Как часто на склоне лет художник разочаровывается в своих творениях? Ужас овладевает им, когда, оглядываясь на пройденный — короткий или длинный жизненный путь, он видит лишь прах да суету сует. Страшно это предсмертное разочарование уходящих, ужасен кровавый пот, которым они обливаются потом под сенью олив, и чувство, что все их самопожертвование — ибо жизнь художника всегда жертва — напрасно. Потому и этот вопросительный знак, поставленный Шопеном над всем его творчеством, так нас потрясает. «…Куда запропастилось мое искусство?» Хотелось бы сказать пану Фридерику — тогда, более ста лет назад, — что не запропастилось, что оно существует, живет и является живительным источником для стольких людей на целом свете. И горестно нам оттого, что он, сидя там, в прекрасном чужом городе, у столика доктора Лыщинского, мог хоть на мгновение усомниться в своем бессмертном искусстве.
«А сердце мое где истратил?» Тут наши утешения были бы неискренни. Не подлежит сомнению — сердце истратил.
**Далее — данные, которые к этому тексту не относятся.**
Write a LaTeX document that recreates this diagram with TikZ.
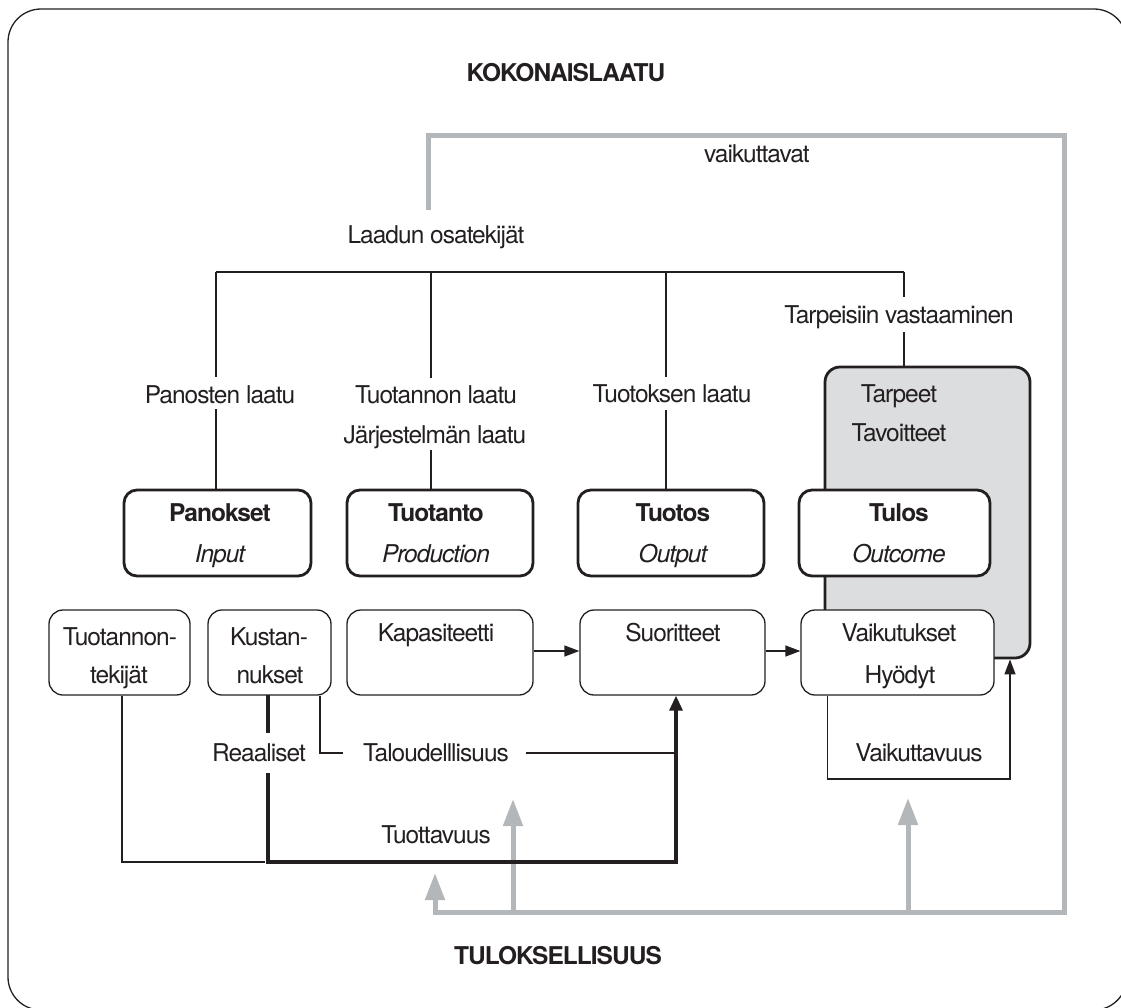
\documentclass[tikz,border=0pt]{standalone}
\usepackage{fontspec}
\setmainfont{TeX Gyre Heros}[LetterSpace=-4]
\usetikzlibrary{arrows.meta,calc}
\definecolor{ink}{HTML}{231F20}
\definecolor{loopgray}{HTML}{B4B7BA}
\definecolor{boxgray}{HTML}{DCDDDF}
\tikzset{
  lbl/.style={text=ink, inner sep=0pt, text height=17.6pt, text depth=0pt, font=\fontsize{24.5}{28}\selectfont},
  blbl/.style={lbl, font=\fontsize{24.5}{28}\selectfont\bfseries},
  ilbl/.style={lbl, font=\fontsize{24.5}{28}\selectfont\itshape},
  boxbase/.style={draw=ink, inner sep=0pt, fill=white},
  boldbox/.style={boxbase, rounded corners=13pt, line width=2.8pt},
  thinbox/.style={boxbase, rounded corners=14pt, line width=1.3pt},
  needbox/.style={draw=ink, fill=boxgray, rounded corners=15pt, line width=2.8pt, inner sep=0pt},
  thinl/.style={draw=ink, line width=1.3pt},
  thickl/.style={draw=ink, line width=3.2pt},
  grayl/.style={draw=loopgray, line width=5pt},
  smalltip/.style={-{Triangle[length=15pt,width=11pt]}},
  graytip/.style={-{Triangle[length=27pt,width=19pt]}}
}
\begin{document}
\begin{tikzpicture}[x=1pt,y=-1pt]
\useasboundingbox (0,0) rectangle (1121,1007);
\clip (0,0) rectangle (1121,1007);
% outer frame
\draw[ink, line width=1.3pt, rounded corners=33pt] (8,9) rectangle (1127,1010);

% headings
\node[blbl] (koko) at (566,73) {KOKONAISLAATU};
\node[blbl] (tulok) at (558,956) {TULOKSELLISUUS};
\node[lbl] (vaikuttavat) at (757,154) {vaikuttavat};
\node[lbl] (laadun) at (436,235) {Laadun osatekijät};

% gray feedback loop
\coordinate (gstart) at (428,210);
\coordinate (gtl) at (428,135);
\coordinate (gtr) at (1064,135);
\coordinate (gbr) at (1064,912);
\coordinate (gbl) at (435,912);
\coordinate (gtipA) at (435,873);
\coordinate (gfootB) at (513,912);
\coordinate (gtipB) at (513,799);
\coordinate (gfootC) at (908,912);
\coordinate (gtipC) at (908,798);
\draw[grayl, graytip] (gstart) -- (gtl) -- (gtr) -- (gbr) -- (gbl) -- (gtipA);
\draw[grayl, graytip] (gfootB) -- (gtipB);
\draw[grayl, graytip] (gfootC) -- (gtipC);

% quality labels
\node[lbl] (panl) at (220,395) {Panosten laatu};
\node[lbl] (tuotl) at (436,395) {Tuotannon laatu};
\node[lbl] (jarl) at (435,435) {Järjestelmän laatu};
\node[lbl] (tuotosl) at (672,394) {Tuotoksen laatu};
\node[lbl] (tarpv) at (899,315) {Tarpeisiin vastaaminen};

% needs box
\node[needbox, minimum width=205pt, minimum height=291pt] (tarp) at (927.5,512.5) {};
\node[lbl] (tarpeet) at (899,394) {Tarpeet};
\node[lbl] (tavoit) at (899,433) {Tavoitteet};

% main boxes
\node[boldbox, minimum width=187pt, minimum height=86pt] (panokset) at (217.5,533) {};
\node[boldbox, minimum width=186pt, minimum height=86pt] (tuotanto) at (440,533) {};
\node[boldbox, minimum width=186pt, minimum height=86pt] (tuotos) at (671,533) {};
\node[boldbox, minimum width=191pt, minimum height=86pt] (tulos) at (894.5,533) {};
\node[blbl] (panokset1) at (220,513) {Panokset};
\node[ilbl] (panokset2) at (220,554) {Input};
\node[blbl] (tuotanto1) at (436,513) {Tuotanto};
\node[ilbl] (tuotanto2) at (436,554) {Production};
\node[blbl] (tuotos1) at (673,513) {Tuotos};
\node[ilbl] (tuotos2) at (673,554) {Output};
\node[blbl] (tulos1) at (899,513) {Tulos};
\node[ilbl] (tulos2) at (899,554) {Outcome};

% lower boxes
\node[thinbox, minimum width=141pt, minimum height=85pt] (tuotek) at (119.5,652.5) {};
\node[thinbox, minimum width=123pt, minimum height=85pt] (kust) at (269.5,652.5) {};
\node[thinbox, minimum width=186pt, minimum height=85pt] (kap) at (440,652.5) {};
\node[thinbox, minimum width=185pt, minimum height=85pt] (suor) at (672.5,652.5) {};
\node[thinbox, minimum width=193pt, minimum height=85pt] (vaik) at (897.5,652.5) {};
\node[lbl] (tuotek1) at (120,637) {Tuotannon-};
\node[lbl] (tuotek2) at (119,675) {tekijät};
\node[lbl] (kust1) at (269,637) {Kustan-};
\node[lbl] (kust2) at (270,675) {nukset};
\node[lbl] (kap1) at (436,633) {Kapasiteetti};
\node[lbl] (suor1) at (673,633) {Suoritteet};
\node[lbl] (vaik1) at (899,633) {Vaikutukset};
\node[lbl] (vaik2) at (900,675) {Hyödyt};

% lower labels
\node[lbl] (reaal) at (259,753) {Reaaliset};
\node[lbl] (talo) at (436,753) {Taloudelllisuus};
\node[lbl] (tuottav) at (436,835) {Tuottavuus};
\node[lbl] (vaikuttav) at (919,753) {Vaikuttavuus};

% quality tree
\coordinate (t1) at (216,272);
\coordinate (t2) at (431,272);
\coordinate (t3) at (666,272);
\coordinate (t4) at (904,272);
\draw[thinl] (t1) -- (t4);
\draw[thinl] (t1) -- ($(t1 |- panl.north)+(0,-9)$);
\draw[thinl] ($(t1 |- panl.south)+(0,5)$) -- (t1 |- panokset.north);
\draw[thinl] (t2) -- ($(t2 |- tuotl.north)+(0,-8)$);
\draw[thinl] ($(t2 |- jarl.south)+(0,6)$) -- (t2 |- tuotanto.north);
\draw[thinl] (t3) -- ($(t3 |- tuotosl.north)+(0,-8)$);
\draw[thinl] ($(t3 |- tuotosl.south)+(0,7)$) -- (t3 |- tuotos.north);
\draw[thinl] (t4) -- ($(t4 |- tarpv.north)+(0,-9)$);
\draw[thinl] ($(t4 |- tarpv.south)+(0,8)$) -- (t4 |- tarp.north);

% flow arrows
\draw[thinl, smalltip] (kap.east |- 0,651) -- (suor.west |- 0,651);
\draw[thinl, smalltip] (suor.east |- 0,651) -- (vaik.west |- 0,651);

% productivity (thick)
\coordinate (kx) at (268,695);
\coordinate (pturn) at (676,862);
\coordinate (tjoin) at (265,862);
\draw[thickl] (kx) -- ($(kx |- reaal.north)+(0,-11)$);
\draw[thickl, -{Triangle[length=15pt,width=13pt]}] ($(kx |- reaal.south)+(0,11)$) |- (pturn) -- (pturn |- suor.south);
\draw[thinl] ($(tuotek.south)+(2.5,0)$) |- (tjoin);

% economy
\coordinate (talend) at (676,753);
\draw[thinl] ($(kust.south)+(50.5,0)$) |- ($(talo.west)+(-20,0)$);
\draw[thinl] ($(talo.east)+(17,0)$) -- (talend);

% effectiveness
\coordinate (vk) at (1010,779);
\draw[thinl, smalltip] ($(vaik.south west)+(27,0)$) |- (vk) -- (vk |- tarp.south);
\end{tikzpicture}
\end{document}
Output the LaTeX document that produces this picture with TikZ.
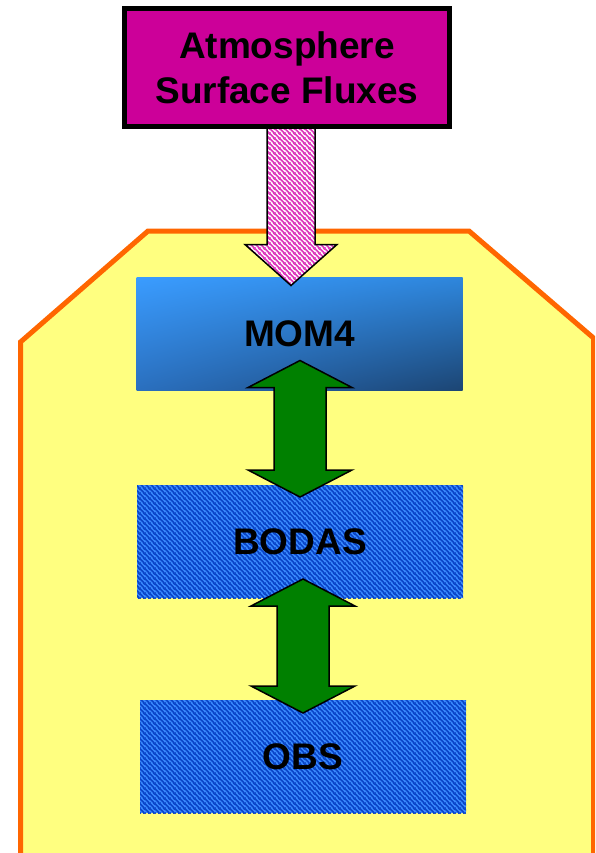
\documentclass[tikz,border=0pt]{standalone}
\usepackage{fontspec}
\setmainfont{Liberation Sans}
\usetikzlibrary{patterns.meta,calc,shadings}
\definecolor{magbox}{HTML}{CC0099}
\definecolor{pinkline}{HTML}{DD33BB}
\definecolor{yellowbg}{HTML}{FFFF80}
\definecolor{orangeedge}{HTML}{FF6600}
\definecolor{blueLight}{HTML}{3A8CFF}
\definecolor{blueDark}{HTML}{0A44C8}
\definecolor{greenarr}{HTML}{008000}
\definecolor{momUL}{HTML}{3A9CFF}
\definecolor{momUR}{HTML}{2E86DC}
\definecolor{momLL}{HTML}{2A6FBE}
\definecolor{momLR}{HTML}{1C4573}
\tikzdeclarepattern{
  name=diagstripes,
  type=uncolored,
  bounding box={(0pt,0pt) and (5pt,5pt)},
  tile size={(5pt,5pt)},
  code={
    \draw[line width=1.8pt,line cap=butt] (-1pt,6pt) -- (6pt,-1pt)
      (-1pt,1pt) -- (1pt,-1pt) (4pt,6pt) -- (6pt,4pt);
  }
}
\tikzset{
  lbl/.style={font=\bfseries\fontsize{37}{45}\selectfont, text=black, align=center},
  topbox/.style={draw=black, line width=5pt, fill=magbox, inner sep=0pt, outer sep=0pt,
    minimum width=325pt, minimum height=117.5pt, lbl},
  blubox/.style={inner sep=0pt, outer sep=0pt, minimum width=326pt, minimum height=113pt, lbl},
  hatchbox/.style={blubox, preaction={fill=blueLight}, pattern=diagstripes, pattern color=blueDark},
  pinkarrow/.style={draw=black, line width=1.5pt, line join=miter, preaction={fill=white},
    pattern=diagstripes, pattern color=pinkline},
  greenarrow/.style={draw=black, line width=1.5pt, line join=miter, fill=greenarr},
  hull/.style={draw=orangeedge, line width=5pt, fill=yellowbg}
}
\newcommand{\dblarrow}[2]{%
  \draw[greenarrow] (#1) -- ($(#1)+(52,27)$) -- ($(#1)+(26,27)$) -- ($(#2)+(26,-27)$)
    -- ($(#2)+(52,-27)$) -- (#2) -- ($(#2)+(-52,-27)$) -- ($(#2)+(-26,-27)$)
    -- ($(#1)+(-26,27)$) -- ($(#1)+(-52,27)$) -- cycle;}
\begin{document}
\begin{tikzpicture}[x=1pt,y=-1pt]
\useasboundingbox (0,0) rectangle (595,853);
\clip (0,0) rectangle (595,853);
% yellow hull
\draw[hull] (20.5,858) -- (20.5,342) -- (148,231) -- (469,231) -- (593.5,338) -- (593.5,858) -- cycle;
% boxes
\node[topbox] (atm) at (287,67.75) {Atmosphere\\Surface Fluxes};
\node[blubox, upper left=momUL, upper right=momUR, lower left=momLL, lower right=momLR] (mom) at (299.5,334) {MOM4};
\node[hatchbox] (bodas) at (300,541.5) {BODAS};
\node[hatchbox] (obs) at (303,756.5) {OBS};
% pink arrow
\coordinate (pa) at ($(atm.south)+(4,0)$);
\coordinate (pb) at ($(mom.north)+(-8.5,8)$);
\draw[pinkarrow] ($(pa)+(-24,0)$) -- ($(pa)+(24,0)$) -- ($(pb)+(24,-41)$) -- ($(pb)+(46,-41)$)
  -- (pb) -- ($(pb)+(-46,-41)$) -- ($(pb)+(-24,-41)$) -- cycle;
\draw[black, line width=5pt] (atm.south west) -- (atm.south east);
% green arrows
\coordinate (g1a) at ($(mom.south)+(0.5,-30)$);
\coordinate (g1b) at ($(bodas.north)+(0,12)$);
\coordinate (g2a) at ($(bodas.south)+(3,-19)$);
\coordinate (g2b) at ($(obs.north)+(0,13)$);
\dblarrow{g1a}{g1b}
\dblarrow{g2a}{g2b}
\end{tikzpicture}
\end{document}
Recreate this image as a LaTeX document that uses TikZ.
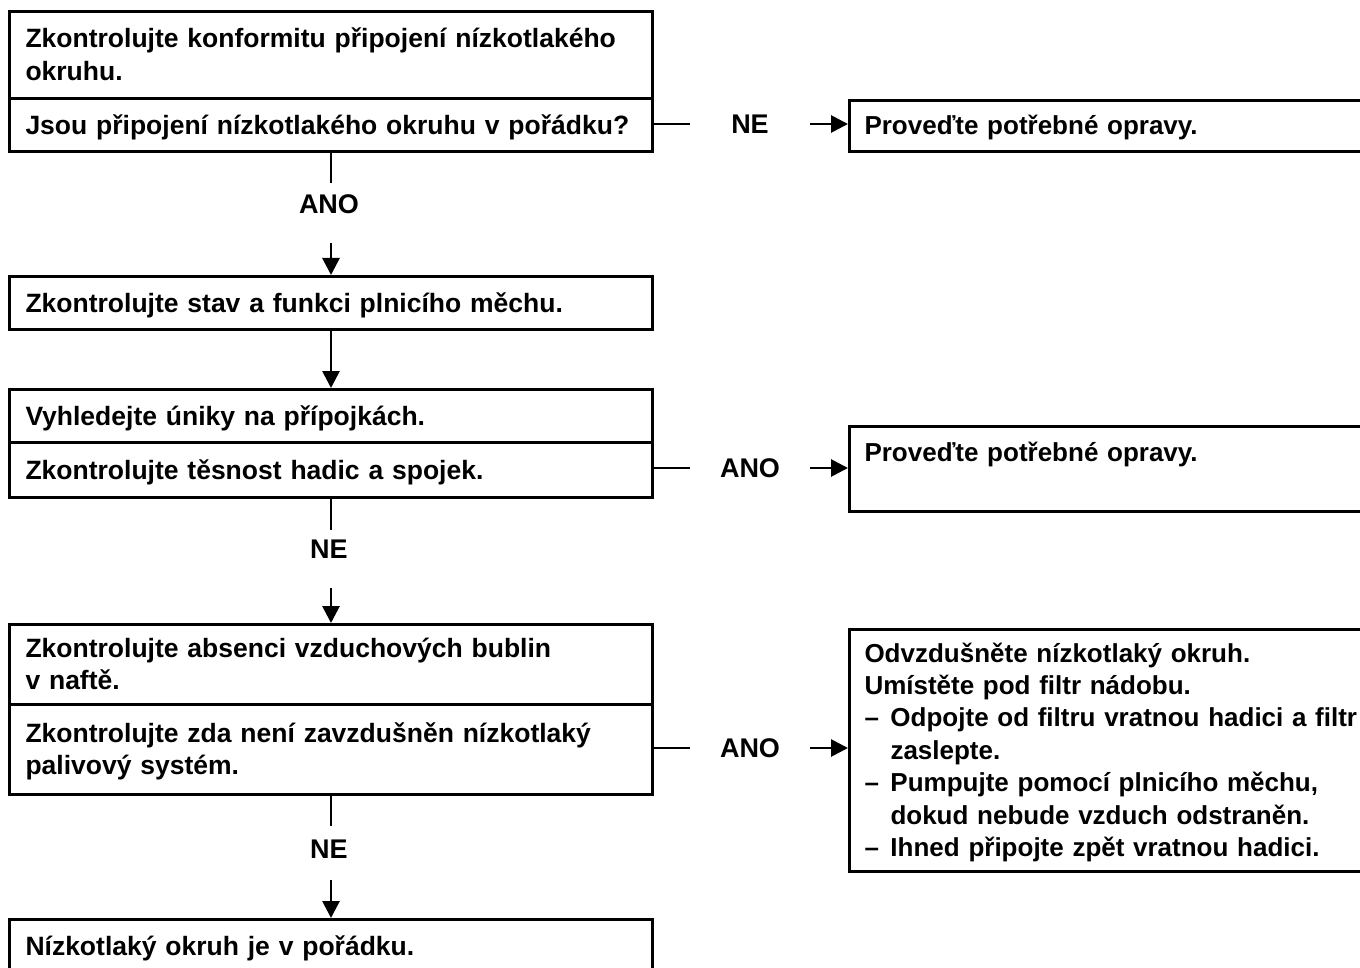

Но из этой боли, из этого общения с непонимающей его женщиной, из смешения чувств: к Марии, Дельфине, Авроре, Соланж, которые привели к неприкаянности и трагическому возгласу «один, один, один», — рождалось искусство Шопена. Его питали народ и эта боль. Но если бы мы могли перенестись в Эдинбург и отступить во времени до того дня — тридцатого октября, уже довольно холодного, и склониться над столом, за которым он пишет письмо, и сказать ему: «Пан Фридерик, весь народ с вами», — он бы мог резонно ответить: «Народ мне не нужен. Мне нужно, чтобы к голове моей прикоснулись две нежные руки!» Мы бы умолкли. Ведь этого дать не может и весь народ.
Так завершается эта печальная эскапада. Шопен теперь предается иллюзиям, что в Париже, «может быть, еще придет в себя». Но болезнь не уступает. Двадцать третьего ноября композитор покидает Лондон, двадцать четвертого он в Париже. Перед этим он писал Гжимале: «Вели в пятницу купить букет фиалок, чтобы в гостиной благоухало — пусть я почувствую у себя еще немножечко поэзии, возвращаясь, проходя через комнату в спальню, где, видно, слягу надолго…»
«Не терпится мне дышать без труда, понимать, что люди толкуют, и увидеть несколько дружеских лиц…» — пишет Шопен к де Розьер. Да, теперь он забыл, что называл бедняжку «свиньей, которая роется в моем палисаднике». Она становится для него символом всех тех, которые умерли либо так далеки, словно их уже и нет на белом свете. Грустно!
Последние месяцы жизни Шопена в Париже по возвращении из Лондона — это как бы просветление и апофеоз, когда уходящая жизнь озаряла не только свои истоки, как говорит Норвид в своем бессмертном стихотворении, но и все содержание, все творчество Шопена. Маленькая квартира на Шоссе д’Антен приобрела какое-то сокровенное значение и идеализировала ее обитателя, при жизни создавая из него «законченный миф», и ипостась, и одновременно загадочный образ страдающего, боящегося смерти человека. «Он еще может давать немного уроков, — отмечает госпожа Виардо, — а в лучшие дни даже способен быть веселым». Сам играть не в силах, но — как это у него издавна заведено — велит играть у себя своим ученикам.